They presented their findings in a letter published in the Oct. 30 issue of The New England Journal of Medicine.
[snip]
"We know that Monday is the most dangerous day for heart attacks," he tells WebMD. "It has been thought that this is due to the stress associated with returning to work after the weekend, but our study suggests that disturbed sleep rhythms may be involved, and that the extra hour of sleep we get in the fall [after daylight saving time ends] may be protective."
(Emphasis mine)
Link
So, it's not a huge stretch to wonder if there are even more negative effects associated with suddenly changing everybody's clocks forward or back by an hour.
On thing that always bothered me, here in the U.S.: when I was younger (up until a few years ago, actually), we'd set our clocks back an hour on the Sunday before Halloween -- it seemed silly to change everyone's sleep cycle, making it dark an hour earlier, forcing adults to rush home during what one week earlier was late afternoon or dusk (but is now solidly dark) while millions of kids are eager to get outside and start their annual candy mooch-fest. That seemed like a recipe for disaster.
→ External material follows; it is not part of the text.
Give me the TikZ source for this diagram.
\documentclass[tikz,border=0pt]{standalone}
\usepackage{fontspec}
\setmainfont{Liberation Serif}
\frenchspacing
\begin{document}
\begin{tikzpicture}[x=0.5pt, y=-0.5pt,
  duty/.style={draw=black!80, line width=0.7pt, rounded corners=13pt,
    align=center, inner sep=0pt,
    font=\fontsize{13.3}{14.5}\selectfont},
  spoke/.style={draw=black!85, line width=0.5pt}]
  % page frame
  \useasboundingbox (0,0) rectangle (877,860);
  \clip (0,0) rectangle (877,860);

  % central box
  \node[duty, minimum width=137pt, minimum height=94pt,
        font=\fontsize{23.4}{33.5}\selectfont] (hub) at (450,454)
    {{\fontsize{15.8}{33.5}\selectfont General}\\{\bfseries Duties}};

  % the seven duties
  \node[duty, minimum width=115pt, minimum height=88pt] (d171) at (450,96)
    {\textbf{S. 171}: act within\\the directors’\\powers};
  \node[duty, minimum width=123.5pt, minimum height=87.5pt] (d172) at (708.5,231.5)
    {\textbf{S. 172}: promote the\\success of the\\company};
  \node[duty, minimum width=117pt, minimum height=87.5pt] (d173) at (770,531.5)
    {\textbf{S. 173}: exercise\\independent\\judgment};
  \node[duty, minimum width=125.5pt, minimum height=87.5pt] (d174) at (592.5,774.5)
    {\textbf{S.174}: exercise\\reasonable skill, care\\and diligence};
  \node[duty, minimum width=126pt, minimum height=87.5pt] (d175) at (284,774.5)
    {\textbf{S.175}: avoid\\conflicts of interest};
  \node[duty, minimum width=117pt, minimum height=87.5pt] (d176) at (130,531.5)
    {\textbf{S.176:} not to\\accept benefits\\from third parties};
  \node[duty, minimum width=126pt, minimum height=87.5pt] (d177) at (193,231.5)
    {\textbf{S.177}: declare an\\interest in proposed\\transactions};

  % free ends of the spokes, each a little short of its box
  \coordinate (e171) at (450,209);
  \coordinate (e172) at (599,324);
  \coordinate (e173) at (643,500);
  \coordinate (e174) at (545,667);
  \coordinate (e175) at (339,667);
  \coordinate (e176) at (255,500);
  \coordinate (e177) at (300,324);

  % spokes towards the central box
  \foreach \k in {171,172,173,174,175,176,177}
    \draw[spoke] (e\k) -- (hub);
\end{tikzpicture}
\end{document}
I wonder if there are any statistics comparing Halloween injury and fatality statistics before and after the time shift was moved past Halloween.
And (bringing this back to diet and weight), does the sudden time shift alter our eating habits? It's not a radical suggestion; we know that seasonal changes trigger changes to our eating and sleeping habits, causing people to put on weight during the winter months. If the time shift does trigger stress-related dietary problems, wouldn't this enter into the equation?
Personally, I'd prefer to abolish the entire daylight savings time scheme. Regardless of economic arguments, I think it's simply wrong to engage in this kind of social engineering. To think that we are supposed to wake up one day and change our collective schedules, advancing or retarding by an hour, just because someone says it must be so. Strange behavior!
I think I'll move to Arizona or Hawaii!